Published in Sep 2017

How Women Were at the Helm of the Black Panther Party - Fighting Two Wars

As Clayborne Carson, an African American professor of history at Stanford University said in the 2015 "The Black Panthers: Vanguard of the Revolution" documentary, "one of the ironies in the Black Panther movement is the image of a Black male in a ripper jacket and a gun, but the reality is that a majority of the rank and file by the end of 1960s were women."

Although women were assuming these far-reaching positions, at the core of it, unlike men, women in the Black liberation movement were fighting two battles. One that entailed a common shared goal of achieving political and economic equality of African-Americans and armed self-defense against police and state violence. Another was constantly challenging the patriarchal status quo that women navigated both within and outside of the organization.

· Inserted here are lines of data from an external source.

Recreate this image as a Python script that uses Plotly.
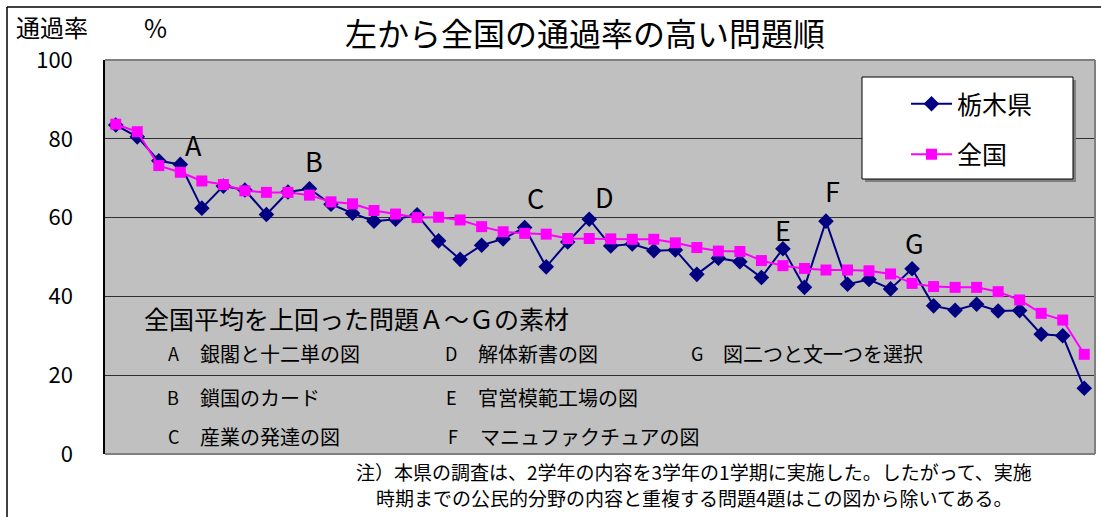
import plotly.graph_objects as go

FONT = "Noto Sans CJK JP"

# ---- data ----
problems = list(range(1, 47))
tochigi = [83.5, 80.5, 74.4, 73.5, 62.4, 68.0, 67.0, 60.8, 66.5, 67.3, 63.4, 61.1, 59.1, 59.6, 60.7,
           54.1, 49.4, 53.0, 54.6, 57.5, 47.5, 53.8, 59.6, 52.8, 53.3, 51.6, 51.8, 45.6, 49.7, 48.8,
           44.8, 52.1, 42.3, 59.1, 43.1, 44.3, 41.9, 47.0, 37.6, 36.5, 38.0, 36.3, 36.4, 30.4, 30.0, 16.7]
national = [83.7, 81.8, 73.2, 71.5, 69.3, 68.4, 66.8, 66.4, 66.4, 65.7, 64.0, 63.5, 61.8, 60.9, 60.0,
            60.1, 59.4, 57.7, 56.4, 56.0, 55.8, 54.7, 54.7, 54.6, 54.5, 54.5, 53.6, 52.4, 51.5, 51.4,
            49.1, 47.8, 47.1, 46.7, 46.7, 46.5, 45.7, 43.3, 42.5, 42.3, 42.3, 41.2, 39.1, 35.7, 34.0, 25.3]
series_names = ["栃木県", "全国"]
y_ticks = [0, 20, 40, 60, 80, 100]

mark_letters = ["A", "B", "C", "D", "E", "F", "G"]
mark_x = [4.59, 10.21, 20.48, 23.69, 32.0, 34.3, 38.1]
mark_y = [78.6, 74.6, 65.0, 65.3, 57.0, 66.8, 53.8]

material_letters = ["A", "B", "C", "D", "E", "F", "G"]
material_texts = ["銀閣と十二単の図", "鎖国のカード", "産業の発達の図",
                  "解体新書の図", "官営模範工場の図", "マニュファクチュアの図",
                  "図二つと文一つを選択"]

title_text = "左から全国の通過率の高い問題順"
ylabel_text = "通過率"
heading_text = "全国平均を上回った問題Ａ～Ｇの素材"
note_lines = ["注）本県の調査は、2学年の内容を3学年の1学期に実施した。したがって、実施",
              "時期までの公民的分野の内容と重複する問題4題はこの図から除いてある。"]

# ---- geometry helpers (pixel -> paper) ----
W, H = 1101, 517
L, R, T, B = 105, 6, 60, 63
PW, PH = W - L - R, H - T - B


def px(x):
    return (x - L) / PW


def py(y):
    return (H - B - y) / PH


fig = go.Figure()
fig.add_trace(go.Scatter(
    x=problems, y=tochigi, name=series_names[0], mode="lines+markers",
    line=dict(color="#000080", width=2),
    marker=dict(symbol="diamond", size=12, color="#000080"),
    legendgroup="a"))
fig.add_trace(go.Scatter(
    x=problems, y=national, name=series_names[1], mode="lines+markers",
    line=dict(color="#FF00FF", width=2),
    marker=dict(symbol="square", size=11, color="#FF00FF"),
    legendgroup="b"))

shapes = []
# outer frame (left & top)
shapes.append(dict(type="line", xref="paper", yref="paper", x0=px(7), x1=px(7), y0=py(7), y1=py(H + 5),
                   line=dict(color="black", width=1.5)))
shapes.append(dict(type="line", xref="paper", yref="paper", x0=px(7), x1=px(W + 5), y0=py(7), y1=py(7),
                   line=dict(color="black", width=1.5)))
# plot area border (top, right, bottom grey)
for (x0, y0, x1, y1) in [(0, 1, 1, 1), (1, 0, 1, 1), (0, 0, 1, 0)]:
    shapes.append(dict(type="line", xref="paper", yref="paper", x0=x0, y0=y0, x1=x1, y1=y1,
                       line=dict(color="#808080", width=2), layer="above"))
# legend box shadow and box
shapes.append(dict(type="rect", xref="paper", yref="paper", x0=px(865), x1=px(1076), y0=py(182), y1=py(80),
                   fillcolor="#808080", line=dict(width=0), layer="above"))
shapes.append(dict(type="rect", xref="paper", yref="paper", x0=px(862), x1=px(1073), y0=py(179), y1=py(77),
                   fillcolor="white", line=dict(color="black", width=1), layer="above"))

ann = []
ann.append(dict(text=title_text, xref="paper", yref="paper", x=px(585), y=py(32), showarrow=False,
                xanchor="center", yanchor="middle", font=dict(size=32, color="black", family=FONT)))
ann.append(dict(text=ylabel_text, xref="paper", yref="paper", x=px(14), y=py(26), showarrow=False,
                xanchor="left", yanchor="middle", font=dict(size=24, color="black", family=FONT)))
ann.append(dict(text="%", xref="paper", yref="paper", x=px(155), y=py(27), showarrow=False,
                xanchor="center", yanchor="middle", font=dict(size=25, color="black", family=FONT)))
for s, xv, yv in zip(mark_letters, mark_x, mark_y):
    ann.append(dict(text=s, x=xv, y=yv, xref="x", yref="y", showarrow=False,
                    font=dict(size=27, color="black", family=FONT)))
ann.append(dict(text=heading_text, xref="paper", yref="paper", x=px(142), y=py(318), showarrow=False,
                xanchor="left", yanchor="middle", font=dict(size=25, color="black", family=FONT)))
col_letter_x = [173, 173, 173, 451, 451, 453, 697]
col_text_x = [198, 198, 198, 476, 476, 478, 721]
row_y = [353, 397, 436, 353, 397, 436, 353]
for s, t, lx, tx, ry in zip(material_letters, material_texts, col_letter_x, col_text_x, row_y):
    ann.append(dict(text=s, xref="paper", yref="paper", x=px(lx), y=py(ry), showarrow=False,
                    xanchor="center", yanchor="middle", font=dict(size=18, color="black", family=FONT)))
    ann.append(dict(text=t, xref="paper", yref="paper", x=px(tx), y=py(ry), showarrow=False,
                    xanchor="left", yanchor="middle", font=dict(size=20, color="black", family=FONT)))
for line_text, ly in zip(note_lines, [471, 497]):
    ann.append(dict(text=line_text, xref="paper", yref="paper", x=px(694), y=py(ly), showarrow=False,
                    xanchor="center", yanchor="middle",
                    font=dict(size=19, color="black", family=FONT)))

fig.update_layout(
    width=W, height=H,
    margin=dict(l=L, r=R, t=T, b=B, pad=0),
    paper_bgcolor="white", plot_bgcolor="#C0C0C0",
    font=dict(family=FONT, color="black"),
    showlegend=True,
    legend=dict(x=px(906), y=py(81), xanchor="left", yanchor="top",
                bgcolor="rgba(0,0,0,0)", borderwidth=0,
                font=dict(size=25, color="black", family=FONT),
                tracegroupgap=15, itemwidth=41),
    xaxis=dict(range=[0.5, 46.5], showgrid=False, zeroline=False, showticklabels=False,
               ticks="", showline=False, fixedrange=True),
    yaxis=dict(range=[0, 100], tickvals=y_ticks, ticktext=[str(v) for v in y_ticks],
               showgrid=True, gridcolor="#303030", gridwidth=1, zeroline=False,
               showline=True, linecolor="black", linewidth=1.5, ticks="",
               ticklabelstandoff=26, tickfont=dict(size=22, color="black", family=FONT)),
    shapes=shapes, annotations=ann,
)

fig.write_html("out.html")
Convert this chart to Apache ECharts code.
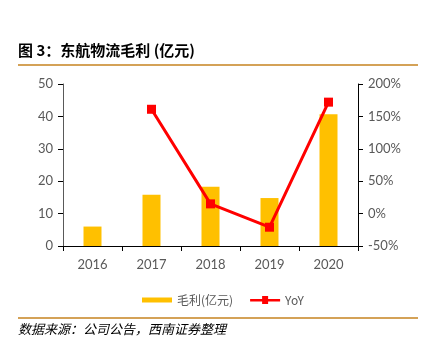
<!DOCTYPE html>
<html><head><meta charset="utf-8">
<script src="https://cdn.jsdelivr.net/npm/echarts@6/dist/echarts.min.js"></script>
<style>html,body{margin:0;padding:0;background:#fff}#c{width:422px;height:354px}</style>
</head><body><div id="c"></div>
<script>
const categories = ['2016','2017','2018','2019','2020'];
const grossProfit = [6.0, 15.8, 18.3, 14.8, 40.7];
const yoy = [null, 161, 15, -21, 172];
const leftTicks = [0, 50, 10];
const rightTicks = [-50, 200, 50];
const titleText = '图 3：东航物流毛利 (亿元)';
const sourceText = '数据来源：公司公告，西南证券整理';

const chart = echarts.init(document.getElementById('c'));
const lab = {color:'#595959', fontSize:13, fontFamily:'Lato, "Liberation Sans", sans-serif'};
chart.setOption({
  animation:false,
  grid:{left:63, right:64, top:84, bottom:108},
  legend:{
    top:289, left:137, itemGap:17, itemWidth:30, itemHeight:8,
    textStyle:{color:'#595959', fontSize:12, fontFamily:'"Noto Sans CJK SC", sans-serif'},
    data:[
      {name:'毛利(亿元)', icon:'path://M0,1.5H30V6.5H0Z'},
      {name:'YoY', icon:'path://M0,3H12V0H18V3H30V5.5H18V8H12V5.5H0Z'}
    ]
  },
  xAxis:{type:'category', data:categories,
    axisLine:{lineStyle:{color:'#000', width:1}},
    axisTick:{show:true, alignWithLabel:false, length:5, lineStyle:{color:'#000'}},
    axisLabel:Object.assign({margin:12}, lab)},
  yAxis:[
    {type:'value', min:leftTicks[0], max:leftTicks[1], interval:leftTicks[2],
     axisLine:{show:true, lineStyle:{color:'#595959'}},
     axisTick:{show:true, length:5, lineStyle:{color:'#000'}},
     splitLine:{show:false}, axisLabel:Object.assign({margin:10}, lab)},
    {type:'value', min:rightTicks[0], max:rightTicks[1], interval:rightTicks[2],
     axisLine:{show:true, lineStyle:{color:'#000'}},
     axisTick:{show:true, length:5, lineStyle:{color:'#000'}},
     splitLine:{show:false}, axisLabel:Object.assign({margin:10, formatter:'{value}%'}, lab)}
  ],
  series:[
    {name:'毛利(亿元)', type:'bar', data:grossProfit, barWidth:18, itemStyle:{color:'#FFC000'}},
    {name:'YoY', type:'line', yAxisIndex:1, data:yoy, symbol:'rect', symbolSize:9,
     lineStyle:{color:'#FF0000', width:3}, itemStyle:{color:'#FF0000'}}
  ],
  graphic:[
    {type:'text', left:18, top:43, style:{text:titleText, fill:'#000', font:'bold 15px "Noto Sans CJK SC", sans-serif'}},
    {type:'rect', shape:{x:18, y:64, width:400, height:2}, style:{fill:'#D4A257'}},
    {type:'rect', shape:{x:18, y:317, width:400, height:2}, style:{fill:'#D4A257'}},
    {type:'text', left:18, top:323, style:{text:sourceText, fill:'#000', font:'italic 13px "Noto Sans CJK SC", sans-serif'}}
  ]
});
</script></body></html>
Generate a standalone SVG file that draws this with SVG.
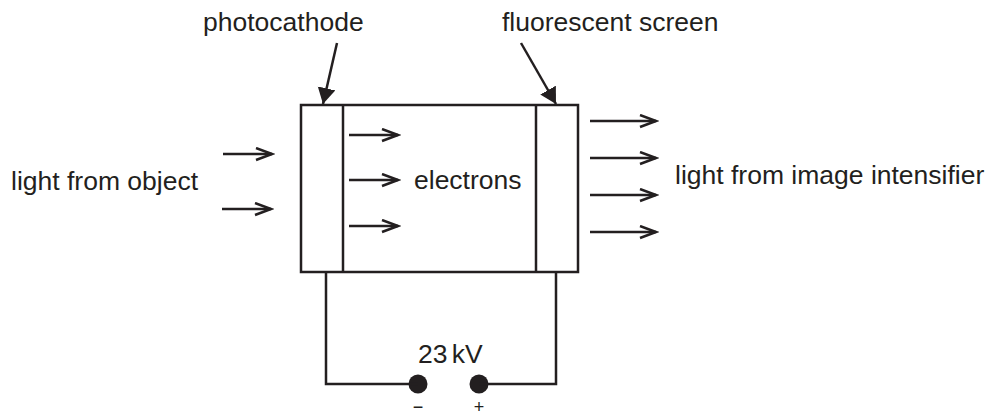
<svg xmlns="http://www.w3.org/2000/svg" width="990" height="417" viewBox="0 0 990 417">
<defs>
<style>
.t{font-family:"Liberation Sans",Arial,sans-serif;font-size:26.5px;fill:#231f20}
.s{font-family:"Liberation Sans",Arial,sans-serif;font-size:18px;fill:#231f20}
.ln{stroke:#231f20;stroke-width:2.5;fill:none}
.ar{stroke:#231f20;stroke-width:2.5;fill:none;marker-end:url(#chev)}
</style>
<marker id="chev" markerUnits="userSpaceOnUse" markerWidth="20" markerHeight="16" refX="17" refY="7" orient="auto">
<path d="M1,1 L17,7 L1,13" fill="none" stroke="#231f20" stroke-width="2.5"/>
</marker>
<marker id="tri" markerUnits="userSpaceOnUse" markerWidth="18" markerHeight="20" refX="16" refY="9" orient="auto">
<path d="M0,0 L16,9 L0,18 Z" fill="#231f20"/>
</marker>
</defs>
<rect width="990" height="417" fill="#ffffff"/>
<g id="tube">
<rect x="301" y="105" width="277" height="167" class="ln"/>
<line x1="343" y1="105" x2="343" y2="272" class="ln"/>
<line x1="536" y1="105" x2="536" y2="272" class="ln"/>
<text x="414" y="189" class="t">electrons</text>
</g>
<g id="photocathode-label">
<text x="203" y="31" class="t">photocathode</text>
</g>
<g id="screen-label">
<text x="502" y="31" class="t">fluorescent screen</text>
</g>
<g id="light-in">
<text x="11" y="190" class="t">light from object</text>
</g>
<g id="light-out">
<text x="675" y="184" class="t">light from image intensifier</text>
</g>
<g id="supply">
<circle cx="418" cy="384" r="9.5" fill="#231f20"/>
<circle cx="479" cy="384" r="9.5" fill="#231f20"/>
<text x="418" y="363" class="t" word-spacing="-3">23 kV</text>
<text x="418" y="413" class="s" text-anchor="middle">−</text>
<text x="479" y="413" class="s" text-anchor="middle">+</text>
</g>
<g id="connectors">
<line x1="337" y1="43" x2="323" y2="104" class="ln" marker-end="url(#tri)"/>
<line x1="521" y1="43" x2="556" y2="104" class="ln" marker-end="url(#tri)"/>
<line x1="223" y1="154" x2="272" y2="154" class="ar"/>
<line x1="222" y1="209" x2="271" y2="209" class="ar"/>
<line x1="349" y1="135" x2="398" y2="135" class="ar"/>
<line x1="349" y1="180" x2="398" y2="180" class="ar"/>
<line x1="349" y1="226" x2="398" y2="226" class="ar"/>
<line x1="590" y1="121" x2="656" y2="121" class="ar"/>
<line x1="590" y1="158" x2="656" y2="158" class="ar"/>
<line x1="590" y1="195" x2="656" y2="195" class="ar"/>
<line x1="590" y1="232" x2="656" y2="232" class="ar"/>
<polyline points="326,272 326,384 418,384" class="ln"/>
<polyline points="556,272 556,384 479,384" class="ln"/>
</g>
</svg>
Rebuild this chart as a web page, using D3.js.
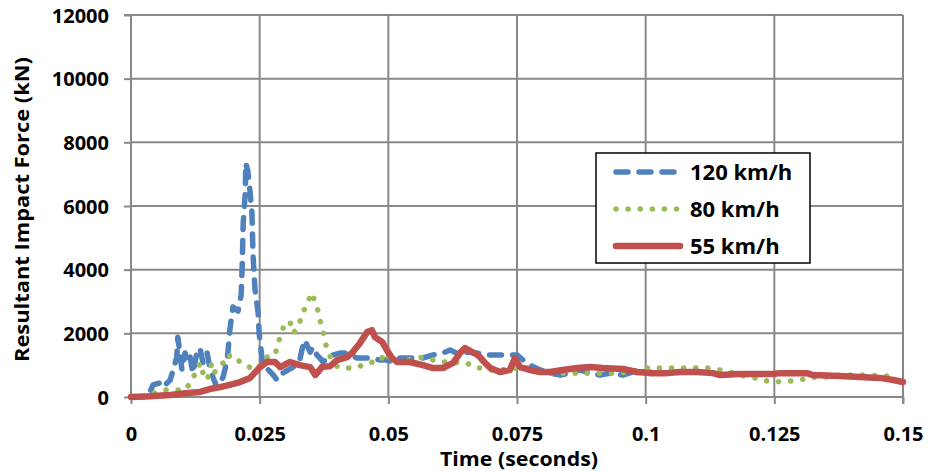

But even though men in the group were portrayed as the vanguard, women in the party were at the helm of most activities. By the early 1970s, women formed nearly two-thirds of the Black Panther Party. They not only served important leadership roles alongside the men, such as state and national secretaries, chair positions and editors, but they were also serving essential roles, such as feeding children, ensuring that they remained in schools and strategizing to protect the neighborhood.

"Women have been organizers of protest movements for a very long time, we could trace that back to the period of the antebellum era. We have always been there front and center, we are at the forefront of these movements, so we are these movements," Phillips concluded.